UTK must “vociferously condemn and repudiate any and all antisemitic statements and activities by past and present members of the campus community,” said Aron Hier, director of the Simon Wiesenthal Center’s campus outreach arm.

‘Legal obligation as a recipient of federal funds’

The Brandeis Center upped the ante after UTK’s response to criticism from Canary Mission and Jewish groups.

In a letter Thursday to Chancellor Jimmy Cheek, Marcus and the center’s senior attorneys urged the university to consider the flagged posts as racial harassment under Title VI.
 

“Allowing such statements by UTK students, without strong condemnation from the University administration, will signal that UTK takes a disparaging view of Jewish students and students of Israeli national origin,” the letter read. “Such messages are incompatible with UTK’s values – and federal civil rights law.”

“[C]ombating campus anti-Semitism is not only the right thing to do,” Marcus told The Fix. “It is also the university’s legal obligation as a recipient of federal funds.” 

The letter to Cheek cites a 2004 “Dear Colleague” letter authored by Marcus when he was assistant secretary of civil rights at the Department of Education, advising educators that Title VI applied to cases of discrimination on the basis of Jewish ethnicity or ancestry. (Regulatory guidance does not carry the force of law.)

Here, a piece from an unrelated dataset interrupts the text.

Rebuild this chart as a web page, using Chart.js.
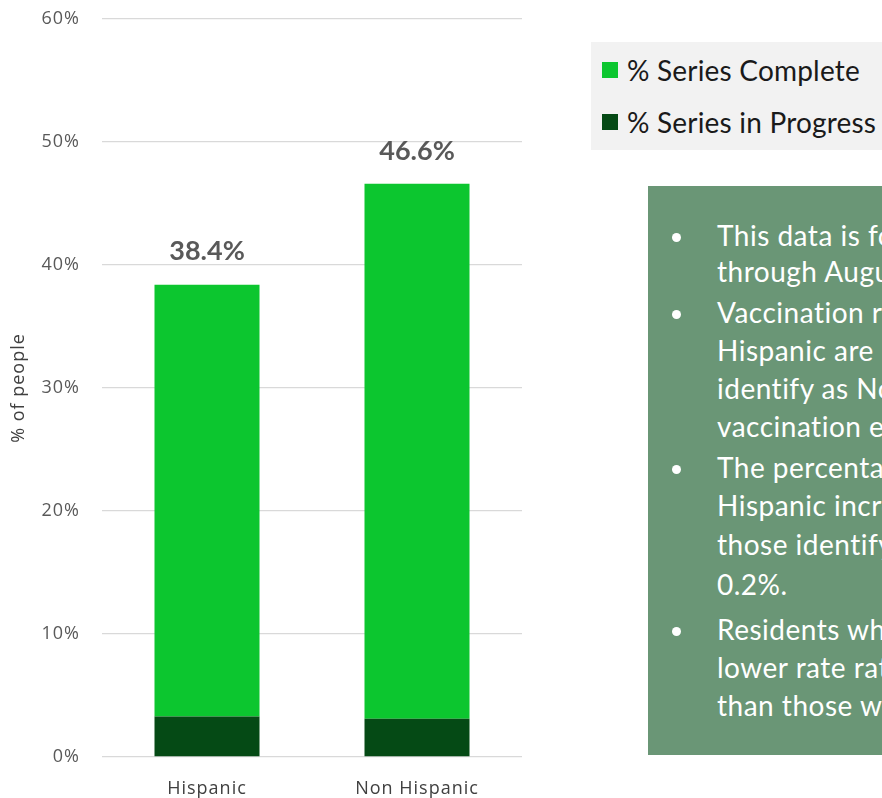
<!DOCTYPE html>
<html>
<head>
<meta charset="utf-8">
<script src="https://cdn.jsdelivr.net/npm/chart.js@4/dist/chart.umd.min.js"></script>
<style>
  html, body { margin:0; padding:0; background:#fff; width:882px; height:798px; overflow:hidden; position:relative; }
  #wrap { position:absolute; left:0; top:0; width:540px; height:798px; }
  #legend { position:absolute; left:591px; top:42px; width:300px; height:108px; background:#f2f2f2;
    font-family: Lato, "Open Sans", sans-serif; font-size:28px; color:#1a1a1a; letter-spacing:0.2px; }
  .li { position:absolute; left:36px; white-space:nowrap; line-height:34px; }
  .sw { position:absolute; left:11px; width:16px; height:16px; }
  #note { position:absolute; left:648px; top:186px; width:420px; height:569px; background:#6a9676;
    font-family: Lato, "Open Sans", sans-serif; font-size:28px; color:#fff; overflow:hidden; letter-spacing:0.5px; }
  #note .ln { position:absolute; left:69px; white-space:nowrap; line-height:38px; }
  #note .b { position:absolute; left:24px; width:9px; height:9px; border-radius:50%; background:#fff; }
</style>
</head>
<body>
<div id="wrap"><canvas id="c" width="540" height="798"></canvas></div>
<div id="legend"></div>
<div id="note"></div>
<script>
const categories = ["Hispanic", "Non Hispanic"];
const seriesInProgress = [3.3, 3.1];
const seriesComplete = [35.1, 43.5];
const totals = [38.4, 46.6];
const seriesNames = ["% Series Complete", "% Series in Progress"];
const colorComplete = "#0cc62f";
const colorProgress = "#054a15";

const noteLines = [
  ["This data is for residents vaccinated", true],
  ["through August 2021.", false],
  ["Vaccination rates for residents who are", true],
  ["Hispanic are lower than for those who", false],
  ["identify as Non Hispanic, despite", false],
  ["vaccination efforts.", false],
  ["The percentage of residents who are", true],
  ["Hispanic increased by 0.4% while", false],
  ["those identifying as Non Hispanic by", false],
  ["0.2%.", false],
  ["Residents who are Hispanic have a", true],
  ["lower rate rate of series completion", false],
  ["than those who are Non Hispanic.", false]
];

// legend
const legend = document.getElementById('legend');
[[seriesNames[0], colorComplete, 11], [seriesNames[1], colorProgress, 63]].forEach(([t, c, y]) => {
  const s = document.createElement('div');
  s.className = 'sw'; s.style.background = c; s.style.top = (y + 9) + 'px';
  legend.appendChild(s);
  const d = document.createElement('div');
  d.className = 'li'; d.style.top = y + 'px'; d.textContent = t;
  legend.appendChild(d);
});
// note box
const note = document.getElementById('note');
const lineYs = [30, 66, 107, 145, 183, 221, 262, 300, 339, 379, 424, 462, 500];
noteLines.forEach(([t, bullet], i) => {
  const d = document.createElement('div');
  d.className = 'ln'; d.style.top = (lineYs[i]) + 'px'; d.textContent = t;
  note.appendChild(d);
  if (bullet) {
    const b = document.createElement('div');
    b.className = 'b'; b.style.top = (lineYs[i] + 17) + 'px';
    note.appendChild(b);
  }
});

const spacing = {
  id: 'spacing',
  beforeUpdate(chart) { chart.ctx.letterSpacing = '1px'; },
  beforeDraw(chart) { chart.ctx.letterSpacing = '1px'; }
};

const totalLabels = {
  id: 'totalLabels',
  afterDatasetsDraw(chart) {
    const ctx = chart.ctx;
    const meta = chart.getDatasetMeta(1);
    const y = chart.scales.y;
    ctx.save();
    ctx.letterSpacing = '0px';
    ctx.font = 'bold 27px Lato, "Open Sans", sans-serif';
    ctx.fillStyle = '#595959';
    ctx.textAlign = 'center';
    ctx.textBaseline = 'middle';
    meta.data.forEach((bar, i) => {
      ctx.fillText(totals[i].toFixed(1) + '%', bar.x, y.getPixelForValue(totals[i]) - 33);
    });
    ctx.restore();
  }
};

const axisFont = { family: '"Open Sans", sans-serif', size: 18 };

new Chart(document.getElementById('c'), {
  type: 'bar',
  data: {
    labels: categories,
    datasets: [
      { label: seriesNames[1], data: seriesInProgress, backgroundColor: colorProgress },
      { label: seriesNames[0], data: seriesComplete, backgroundColor: colorComplete }
    ]
  },
  options: {
    responsive: false,
    animation: false,
    categoryPercentage: 1.0,
    barPercentage: 0.5,
    layout: { padding: { top: 19, right: 18, left: 0, bottom: 0 } },
    plugins: { legend: { display: false }, tooltip: { enabled: false } },
    scales: {
      x: {
        stacked: true,
        grid: { display: false, drawTicks: false },
        border: { display: false },
        ticks: { color: '#404040', font: axisFont, padding: 21 },
        afterFit(s) { s.height = 41; }
      },
      y: {
        stacked: true,
        min: 0, max: 60,
        grid: { color: '#d9d9d9', drawTicks: false, lineWidth: 1.3 },
        border: { display: false },
        ticks: { stepSize: 10, color: '#595959', padding: 22, font: axisFont,
          callback: v => v + '%' },
        title: { display: true, text: '% of people', color: '#404040',
          font: axisFont, padding: { top: 8, bottom: 0 } },
        afterFit(s) { s.width = 102; s.paddingTop = 0; s.paddingBottom = 0; }
      }
    }
  },
  plugins: [spacing, totalLabels]
});
</script>
</body>
</html>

Marcus said he wasn’t advocating that UTK censor its students: “If constitutionally protected speech is involved, the university should be careful not to punish or threaten the speakers.”
The Fix’s calls to UTK’s media relations team on Friday and Monday were not returned.

UPDATE: Because of an editing error, part of a quote by Brandeis Center President Kenneth Marcus (“It is also the university’s legal obligation as a recipient of federal funds”) was cut off in the original article. The full quote has been restored.